The BPF virtual machine itself is trivial; any competent systems programmer given its specification should have no trouble implementing it.
What's most interesting about BPF is libpcap. There is a surprising amount of compiler theory baked into pcap, and it bears by far the larger share of the weight in making Unix packet capture applications workable and efficient (this may have changed with JIT'd BPF). I actually found this frustrating, as simple changes to the BPF VM (for instance, "vectorized" comparisons to support multiple filters) would break the libpcap optimizer.
I confess to being a bit baffled as to why things like seccomp-bpf would choose to use such a simple bytecode scheme; network packet captures uses it because of tradition and compatibility, and because a competently-designed high level filter language compiler supports only BPF.
* First, the McCanne BPF+ paper.
* Then, the pcap source code, particularly pcap/optimize.c, perhaps starting with the peephole optimization stuff.
* Finally, one of the BPF JIT projects (there's one on SourceForge). Amusingly: the Linux BPF JIT was at one point used as an aid to memory corruption, by jit-spraying kernel memory. So also consider reading any of the jit-spray papers.
Click on "Keynote Video" for a really boring talk :-)
Maybe they envisioned a hardware implementation?
You want to allow or deny calls based on syscall args, which seems to fit the BPF model. Perhaps string matching is where it breaks down, since syscall args have strings and network packets don't? I suppose a stripped down regex like Lua's might be useful for matching arguments that are file system paths, and that is firmly outside BPF as far as I understand.

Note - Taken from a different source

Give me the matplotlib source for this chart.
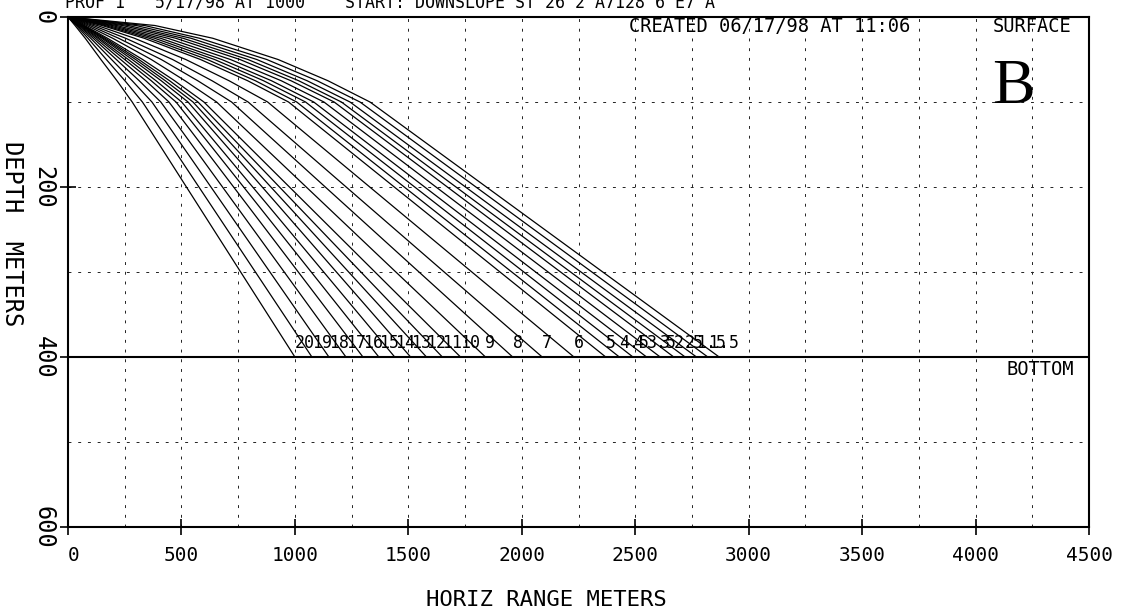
import matplotlib.pyplot as plt
from matplotlib.ticker import MultipleLocator

# ray fan: launch angle labels and the range (m) of each ray at a few depths
angles = ['20', '19', '18', '17', '16', '15', '14', '13', '12', '11', '10', '9', '8', '7', '6', '5',
          '4.5', '4', '3.5', '3', '2.5', '2', '1.5', '1', '.5']
range_10 = [31, 37, 42, 47, 51, 55, 59, 62, 66, 69, 73, 83, 96, 111, 129, 150,
            163, 178, 195, 214, 240, 266, 300, 337, 383]
range_25 = [76, 88, 100, 111, 121, 131, 139, 149, 156, 164, 174, 197, 223, 254, 293, 336,
            358, 382, 408, 440, 475, 507, 542, 580, 638]
range_50 = [145, 169, 192, 213, 232, 250, 266, 283, 298, 312, 329, 367, 411, 461, 519, 584,
            614, 646, 678, 716, 758, 793, 832, 876, 926]
range_75 = [216, 251, 283, 314, 343, 367, 388, 411, 429, 448, 470, 516, 572, 635, 710, 792,
            826, 862, 897, 940, 983, 1017, 1054, 1098, 1146]
range_100 = [283, 328, 370, 409, 445, 476, 501, 529, 551, 573, 599, 655, 721, 794, 880, 972,
             1008, 1047, 1083, 1128, 1173, 1205, 1243, 1287, 1331]
range_bottom = [1000, 1075, 1150, 1225, 1300, 1370, 1440, 1510, 1580, 1650, 1730, 1840, 1960,
                2090, 2230, 2370, 2430, 2490, 2550, 2610, 2670, 2720, 2770, 2820, 2870]
ray_depths = [0, 10, 25, 50, 75, 100, 400]

bottom_depth = 400
x_ticks = [0, 500, 1000, 1500, 2000, 2500, 3000, 3500, 4000, 4500]
y_ticks = [0, 200, 400, 600]

mono = 'DejaVu Sans Mono'

fig = plt.figure(figsize=(11.22, 6.14), dpi=100)
ax = fig.add_axes([0.0606, 0.1417, 0.91, 0.8306])

# rays
for i in range(len(angles)):
    xs = [0, range_10[i], range_25[i], range_50[i], range_75[i], range_100[i], range_bottom[i]]
    ax.plot(xs, ray_depths, color='black', lw=0.9)
    ax.text(range_bottom[i], bottom_depth - 6, angles[i], fontsize=12, family=mono,
            ha='left', va='bottom')

# sea floor
ax.axhline(bottom_depth, color='black', lw=1.5)

ax.set_xlim(0, 4500)
ax.set_ylim(600, 0)
ax.set_xticks(x_ticks)
ax.set_yticks(y_ticks)
ax.xaxis.set_minor_locator(MultipleLocator(250))
ax.yaxis.set_minor_locator(MultipleLocator(100))
ax.grid(which='both', color='#222222', lw=0.7, linestyle=(0, (3, 7)))
ax.tick_params(which='major', direction='inout', length=12, width=1.2)
ax.tick_params(which='minor', length=0)
ax.tick_params(axis='x', pad=8)
ax.tick_params(axis='y', pad=3)
for s in ax.spines.values():
    s.set_linewidth(1.5)

ax.set_xticklabels([str(v) for v in x_ticks], family=mono, fontsize=14)
ax.get_xticklabels()[0].set_ha('left')
ax.set_yticklabels([str(v) for v in y_ticks], family=mono, fontsize=17, rotation=270, va='center')

ax.text(2110, -0.143, 'HORIZ RANGE METERS', transform=ax.get_xaxis_transform(), family=mono,
        fontsize=16, ha='center', va='center')
ax.text(-0.055, 255, 'DEPTH  METERS', transform=ax.get_yaxis_transform(), family=mono,
        fontsize=17, rotation=270, ha='center', va='center')

fig.text(0.561, 0.972, 'CREATED 06/17/98 AT 11:06', family=mono, fontsize=13.5,
         ha='left', va='top')
fig.text(0.955, 0.972, 'SURFACE', family=mono, fontsize=13.5, ha='right', va='top')
ax.text(0.985, 403, 'BOTTOM', transform=ax.get_yaxis_transform(), family=mono, fontsize=13.5,
        ha='right', va='top')
ax.text(0.9255, 0.86, 'B', transform=ax.transAxes, family='Liberation Serif', fontsize=46,
        ha='center', va='center')

# title is cut off by the top of the page
fig.text(0.058, 0.988, 'PROF 1   5/17/98 AT 1000    START: DOWNSLOPE ST 26 2 A7128 6 E7 A',
         family=mono, fontsize=12, ha='left', va='baseline')

fig.savefig('out.png', dpi=100)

I would guess that they wanted to reuse a VM already in the kernel, and that had a fast JIT implementation, but I'm just speculating.
The pcap compiler is not particularly well-suited for system call arguments.
The real reason to use the BPF VM, as opposed to any other VM or decision tree, is the pcap compiler, which doesn't buy much for system calls.
And now that it exists, it makes sense to evolve the bpf design to be more efficient but keep the result backwards compatible and unified between subsystems.
Mach Packet Filter: http://citeseerx.ist.psu.edu/viewdoc/summary?doi=10.1.1.46.4...
MPF is interesting because it was designed to make packet filters fast as the primary way to dispatch packets to user-space endpoints- BPF just has to run all the filters on all the packets, but MPF will merge filter prologues and then do a switch on some common value (like the port).
Dynamic Packet Filter: http://pdos.csail.mit.edu/~engler/dpf.html
DPF takes this a step further by using a more declarative bytecode. It can merge multiple chunks of packet filters so that with layered protocols switching on IDs, ports, etc. you end up with a decision tree (or DAG maybe?). They also wrote a JIT with some interesting optimizations like picking the best dispatch method for each switch based on the number of branches, so they actually get better dispatch performance than hand-written packet demultiplexers.
As tptacek notes, the VM is very simple -- it's straightforward to write a BPF VM to C-code translator that you can then compile by gcc. But it will still be slower than edumazet's compiled code.
(via: https://twitter.com/justincormack/status/469388089354633216 )
In other words, BPF programs can be thought of as encoding a DAG that represents a decision tree.
Which allows bpf-jit to be part of a larger privilege escalation scheme. (To properly use this attack you need to gain control of an applicaion first, then you can maybe use this attack, and if successful you own the box).
I haven't kept up with this at all, so I don't know if it has been fixed (or even is fixable) but it is interesting.
> Finally you can apply the rule like so:
iptables -A INPUT \
-p udp --dport 53 \
-m bpf --bytecode "14,0 0 0 20,177 0 0 0,12 0 0 0,7 0 0 0,64 0 0 0,21 0 7 124090465,64 0 0 4,21 0 5 1836084325,64 0 0 8,21 0 3 56848237,80 0 0 12,21 0 1 0,6 0 0 1,6 0 0 0," \
Writing raw opcodes to execute in the kernel context on each packet received? Yes, please! :)
❝Pseudo-state machine in kernel-space: the userspace utility nftables interprets the rule-set provided by the user (using a new syntax), it compiles it into the pseudo-state machine bytecode and then it transfers it to the kernel via the nftables Netlink's API. Roughly, the idea behind nftables is similar to the Berkeley Packet Filters (BPF).❞
But I'd expect a compiler or and assembler of some sort that allows to write human-readable code.